• _Written instruction_
Skip the pictures, please, and write out exactly the lines from the opening of the data through the line containing "from matplotlib.ticker import".

• _Data shown_
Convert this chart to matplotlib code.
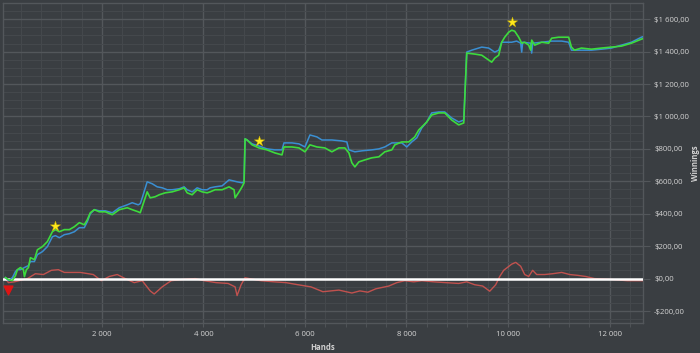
import matplotlib
matplotlib.use("Agg")
import matplotlib.pyplot as plt
from matplotlib.ticker import FuncFormatter, MultipleLocator

# ---------------- data ----------------
net_hands = [98, 157, 236, 295, 334, 393, 452, 472, 511, 551, 590, 669, 728, 826, 924,
             1023, 1082, 1160, 1259, 1357, 1456, 1554, 1652, 1711, 1770, 1849, 1947, 2065,
             2203, 2341, 2498, 2596, 2714, 2754, 2793, 2891, 2950, 3049, 3128, 3246, 3383,
             3521, 3619, 3678, 3777, 3875, 3973, 4072, 4131, 4229, 4367, 4504, 4603, 4623,
             4701, 4760, 4800, 4819, 4859, 4957, 5095, 5252, 5409, 5547, 5586, 5744, 5881,
             5999, 6098, 6235, 6392, 6530, 6668, 6786, 6865, 6924, 6983, 7062, 7180, 7317,
             7455, 7573, 7711, 7770, 7907, 8045, 8163, 8242, 8301, 8399, 8497, 8636, 8753,
             8891, 9029, 9128, 9148, 9187, 9345, 9483, 9620, 9679, 9739, 9817, 9876, 9935,
             10014, 10073, 10132, 10211, 10270, 10329, 10408, 10447, 10467, 10526, 10664,
             10801, 10860, 10998, 11116, 11195, 11250, 11309, 11447, 11644, 11841, 12038,
             12234, 12431, 12628, 12687]
net_won = [6, -6, -12, 18, 55, 68, 55, 12, 55, 68, 129, 117, 178, 197, 228,
           289, 302, 289, 302, 302, 320, 345, 332, 363, 406, 425, 412, 412,
           394, 425, 437, 425, 412, 406, 443, 535, 498, 505, 517, 529, 535,
           548, 560, 529, 517, 548, 535, 529, 535, 548, 548, 566, 548, 498,
           535, 566, 591, 862, 855, 825, 806, 794, 775, 763, 812, 812, 806,
           782, 825, 812, 806, 782, 806, 806, 775, 714, 689, 720, 732, 745,
           751, 782, 794, 825, 843, 843, 874, 917, 935, 966, 1009, 1022, 1022,
           978, 948, 960, 1114, 1391, 1385, 1378, 1348, 1335, 1360, 1378, 1458, 1489,
           1520, 1532, 1526, 1489, 1452, 1458, 1440, 1409, 1471, 1440, 1458,
           1452, 1483, 1489, 1489, 1489, 1428, 1409, 1422, 1415, 1422, 1428,
           1434, 1452, 1477, 1483]

ev_hands = [98, 157, 236, 295, 334, 393, 472, 551, 590, 669, 728, 826, 924, 1023, 1082,
            1160, 1259, 1357, 1456, 1554, 1652, 1711, 1770, 1849, 1947, 2065, 2203, 2341,
            2498, 2596, 2714, 2754, 2793, 2891, 2990, 3088, 3187, 3285, 3383, 3521, 3619,
            3678, 3777, 3875, 3973, 4072, 4131, 4229, 4367, 4504, 4662, 4760, 4800, 4819,
            4859, 4957, 5095, 5252, 5409, 5547, 5586, 5744, 5881, 5999, 6098, 6235, 6333,
            6530, 6727, 6825, 6865, 6983, 7121, 7317, 7455, 7573, 7711, 7907, 8006, 8104,
            8203, 8301, 8399, 8497, 8636, 8753, 8891, 9029, 9128, 9148, 9187, 9286, 9483,
            9620, 9739, 9817, 9876, 10073, 10171, 10250, 10270, 10289, 10447, 10467, 10486,
            10664, 10860, 11057, 11195, 11250, 11447, 11644, 11841, 12038, 12234, 12431,
            12628, 12687]
ev_won = [6, -12, 6, 43, 55, 55, 68, 80, 105, 105, 148, 166, 197, 258, 265,
          252, 271, 277, 289, 314, 314, 351, 400, 425, 418, 418, 406, 437,
          455, 468, 455, 462, 498, 597, 585, 566, 560, 548, 548, 554, 566,
          548, 535, 560, 548, 548, 560, 566, 572, 609, 597, 591, 597, 862,
          855, 831, 818, 800, 794, 794, 837, 837, 831, 812, 886, 874, 855,
          855, 849, 843, 794, 782, 788, 794, 800, 812, 837, 837, 812, 843,
          868, 929, 966, 1022, 1028, 1028, 991, 966, 978, 1114, 1397, 1409, 1428,
          1422, 1397, 1409, 1458, 1458, 1465, 1452, 1397, 1458, 1452, 1391, 1452,
          1458, 1465, 1465, 1458, 1409, 1409, 1409, 1415, 1422, 1440, 1458,
          1489, 1495]

red_hands = [98, 157, 275, 531, 688, 846, 1003, 1141, 1259, 1416, 1574, 1829, 1987, 2144,
             2301, 2459, 2636, 2793, 2950, 3029, 3187, 3364, 3600, 3836, 4013, 4249, 4485,
             4623, 4662, 4741, 4819, 4898, 5134, 5390, 5626, 5862, 6117, 6353, 6511, 6668,
             6924, 7082, 7239, 7396, 7652, 7809, 7967, 8143, 8301, 8537, 8773, 9029, 9187,
             9345, 9502, 9640, 9758, 9837, 9915, 10073, 10152, 10250, 10329, 10408, 10486,
             10565, 10722, 10880, 11057, 11215, 11372, 11530, 11703, 12018, 12353, 12668]
red_won = [0, -25, -20, 0, 30, 25, 51, 55, 38, 38, 38, 25, -13, 13,
           25, 0, -25, -13, -76, -95, -51, -13, -5, 0, -13, -25, -30,
           -51, -105, -38, 5, 0, -13, -20, -25, -38, -51, -81, -76, -71,
           -89, -76, -84, -63, -46, -25, -13, -20, -13, -20, -25, -30, -20,
           -38, -46, -78, -38, 13, 51, 89, 100, 76, 25, 13, 51,
           25, 25, 30, 38, 25, 20, 13, 0, -5, -13, -13]

star_hands = [1082, 5095, 10073]
star_won = [326, 849, 1582]
low_hands = [157]
low_won = [-68]

y_ticks = [-200, 0, 200, 400, 600, 800, 1000, 1200, 1400, 1600]
x_ticks = [2000, 4000, 6000, 8000, 10000, 12000]

# ---------------- style ----------------
BG = "#3a3e42"
MAJOR = "#53575b"
MINOR = "#45494d"
TXT = "#d2d2d2"
FS = 5.6

plt.rcParams['font.family'] = ['Open Sans', 'DejaVu Sans']

fig = plt.figure(figsize=(7.0, 3.53), dpi=100, facecolor=BG)
ax = fig.add_axes([3 / 700, 30 / 353, 640 / 700, 320 / 353])
ax.set_facecolor(BG)

ax.set_xlim(50, 12660)
ax.set_ylim(-274, 1700)

ax.xaxis.set_minor_locator(MultipleLocator(400))
ax.yaxis.set_minor_locator(MultipleLocator(50))
ax.set_xticks(x_ticks)
ax.set_yticks(y_ticks)

ax.grid(which='minor', color=MINOR, lw=0.7)
ax.grid(which='major', color=MAJOR, lw=1.0)
ax.set_axisbelow(True)

for s in ax.spines.values():
    s.set_color(MAJOR)
    s.set_linewidth(1.0)

ax.yaxis.tick_right()


def fmt_money(v, pos=None):
    sign = "-" if v < 0 else ""
    n = int(round(abs(v)))
    s = f"{n:,}".replace(",", " ")
    return f"{sign}${s},00"


def fmt_hands(v, pos=None):
    return f"{int(v):,}".replace(",", " ")


ax.yaxis.set_major_formatter(FuncFormatter(fmt_money))
ax.xaxis.set_major_formatter(FuncFormatter(fmt_hands))

ax.tick_params(axis='both', which='both', colors=MAJOR, labelcolor=TXT, labelsize=FS)
ax.tick_params(axis='y', which='major', length=5, pad=3)
ax.tick_params(axis='y', which='minor', length=0)
ax.tick_params(axis='x', which='major', length=3, pad=3)
ax.tick_params(axis='x', which='minor', length=3)

fig.text(323 / 700, 1 - 348 / 353, "Hands", color=TXT, fontsize=FS, fontweight='bold',
         ha='center', va='center')
fig.text(695 / 700, 1 - 163 / 353, "Winnings", color=TXT, fontsize=FS, fontweight='bold',
         ha='center', va='center', rotation=90)

# ---------------- series ----------------
ax.plot(red_hands, red_won, color="#d05450", lw=1.0, alpha=0.9, zorder=3)
ax.axhline(0, color="white", lw=1.8, zorder=4)
ax.plot(ev_hands, ev_won, color="#3a8fd2", lw=1.1, zorder=5)
ax.plot(net_hands, net_won, color="#3ddb3d", lw=1.2, zorder=6)
ax.scatter(star_hands, star_won, marker='*', s=60, color="#ffe81c",
           edgecolors="#c8b000", linewidths=0.3, zorder=8)
ax.scatter(low_hands, low_won, marker='v', s=40, color="#e01414", zorder=8)

fig.savefig("out.png", dpi=100, facecolor=BG)
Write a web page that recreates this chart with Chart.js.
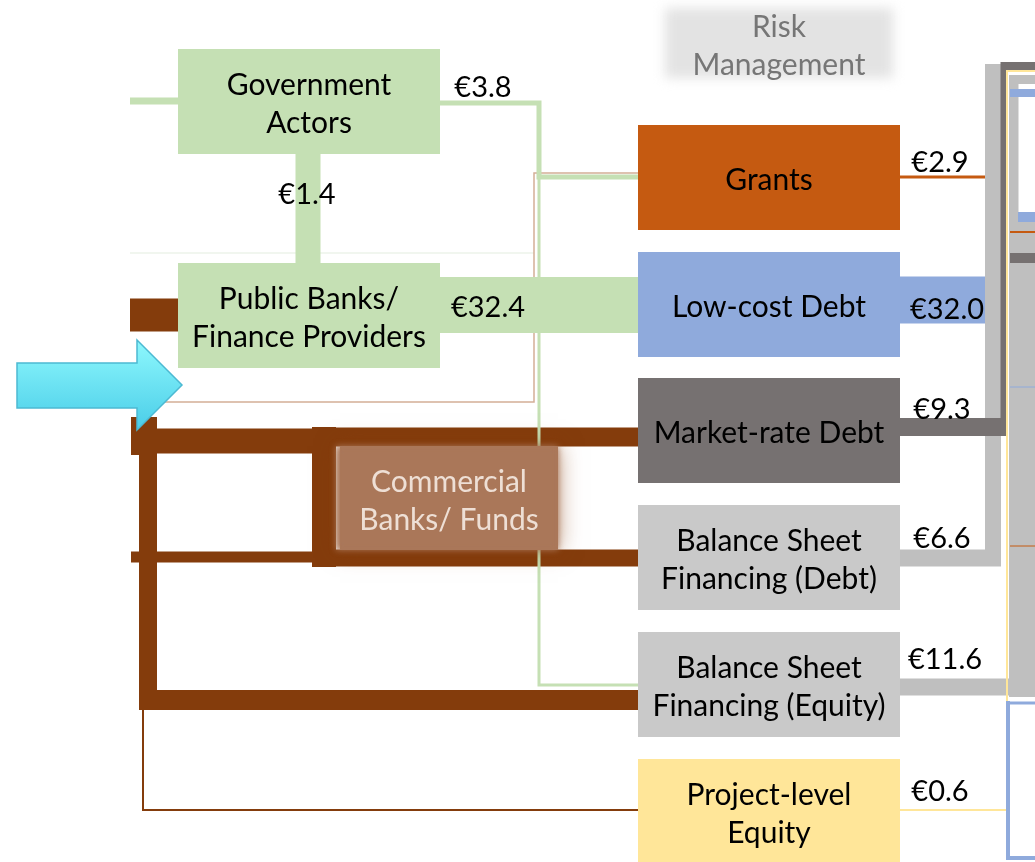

• _Complete response_
Convert this chart to matplotlib code.
import matplotlib
matplotlib.use("Agg")
import matplotlib.pyplot as plt
from matplotlib.ticker import FuncFormatter, MultipleLocator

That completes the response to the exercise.